Monday, January 19, 2009

Presidential Platforms: Paul Korczyk

Alex's platform is still not up (although I am now greeted by a nice profile shot, so as long as I see his right side, I'll recognize him), so I'm moving on to looking at Paul's. I was interested by the contrast of issues I found discussed on his website. Here I'm hoping to highlight some of the strengths and weaknesses, as I see them.
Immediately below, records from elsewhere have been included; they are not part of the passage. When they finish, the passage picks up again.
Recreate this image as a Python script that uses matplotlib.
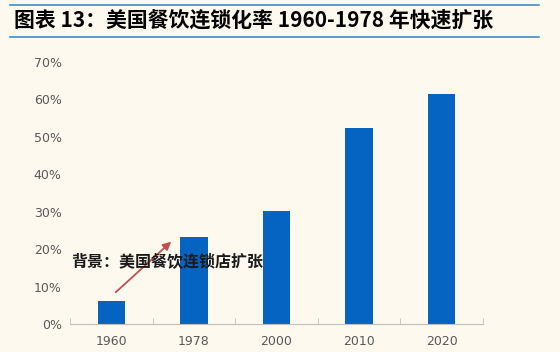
import matplotlib.pyplot as plt
import numpy as np

years = ['1960', '1978', '2000', '2010', '2020']
rate = [6.1, 23.3, 30.2, 52.4, 61.5]
yticks = [0, 10, 20, 30, 40, 50, 60, 70]

bg = '#FDF9EE'
plt.rcParams['font.family'] = ['Noto Sans CJK SC', 'DejaVu Sans']

fig = plt.figure(figsize=(5.6, 3.52), dpi=100, facecolor=bg)
ax = fig.add_axes([0.125, 0.0795, 0.7375, 0.7445], facecolor=bg)

x = np.arange(len(years))
ax.bar(x, rate, width=0.33, color='#0563C1', zorder=2)

ax.set_xlim(-0.5, len(years) - 0.5)
ax.set_ylim(0, 70)
ax.set_yticks(yticks)
ax.set_yticklabels([f'{v}%' for v in yticks], fontsize=9, color='#595959', family='DejaVu Sans')
ax.set_xticks(x)
ax.set_xticklabels(years, fontsize=9, color='#595959', family='DejaVu Sans')
ax.tick_params(axis='y', length=0, pad=6)
ax.tick_params(axis='x', length=0, pad=8)
ax.set_xticks(np.arange(-0.5, len(years), 1), minor=True)
ax.tick_params(axis='x', which='minor', direction='in', length=4, color='#BFBFBF')

for s in ['top', 'right', 'left']:
    ax.spines[s].set_visible(False)
ax.spines['bottom'].set_color('#BFBFBF')

# annotation
ax.annotate('', xy=(0.75, 22.5), xytext=(0.03, 8.0),
            arrowprops=dict(arrowstyle='-|>', color='#C0504D', lw=1.3, mutation_scale=12))
ax.text(-0.49, 16.8, '背景：美国餐饮连锁店扩张', fontsize=11.5, fontweight='bold',
        color='#1a1a1a', va='center', ha='left', zorder=3)

# title with rules
fig.text(0.025, 0.942, '图表 13：美国餐饮连锁化率 1960-1978 年快速扩张', fontsize=15,
         fontweight='bold', style='italic', color='black', va='center', ha='left')
fig.add_artist(plt.Line2D([0.018, 0.962], [0.985, 0.985], color='#3A8FD0', lw=1.2))
fig.add_artist(plt.Line2D([0.018, 0.962], [0.895, 0.895], color='#3A8FD0', lw=1.2))

fig.savefig('out.png', dpi=100, facecolor=bg)
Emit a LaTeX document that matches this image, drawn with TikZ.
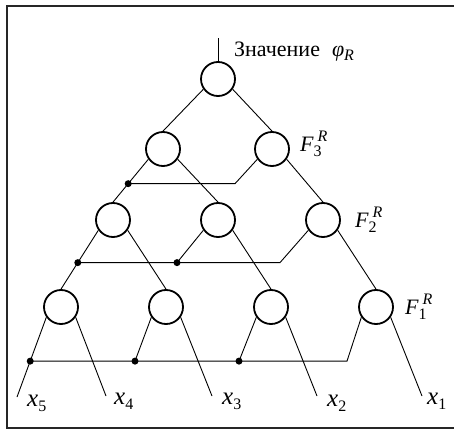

The first thing I really noticed was a lack of breadth in terms of the issues discussed. More than half of the platform (which contains 5 points) talks about student involvement on campus. The platform almost entirely neglects issues that students are concerned about- things like housing, tuition/other fees, etc. However, that's not to say that the platform doesn't have its good ideas. The first point of the platform- that of Communication- actually lays out some good ideas in terms of how to get students informed about some of the issues. Things like going to residences or blogging about the goings on in the AMS strike me as a good idea. I'm not sure how big of an audience the AMS elections attract, however, and I would conjecture that even fewer people would come out to get updates about the AMS. This issue also sort of ties in to the issue of student involvement on campus. While that's a separate blog post, I do think that the idea of having the AMS collaborate with other student societies to put on events is a good one- it's not something that I can recall having happened off the top of my head. The one problem I have is that there doesn't seem to be a complete understanding of the challenges involved with, for instance, reinstating the ACF, or with getting the students who are already disinterested in what's going at the university to pay attention to some of the issues. The bigger problem is that too much attention is focused on student involvement at the expense of bigger issues that the president would have more control over. Thus, while the platform has some good ideas that would be easy to implement, it lacks knowledge of the AMS, how it works, and of broader issues concerning both the students and the university.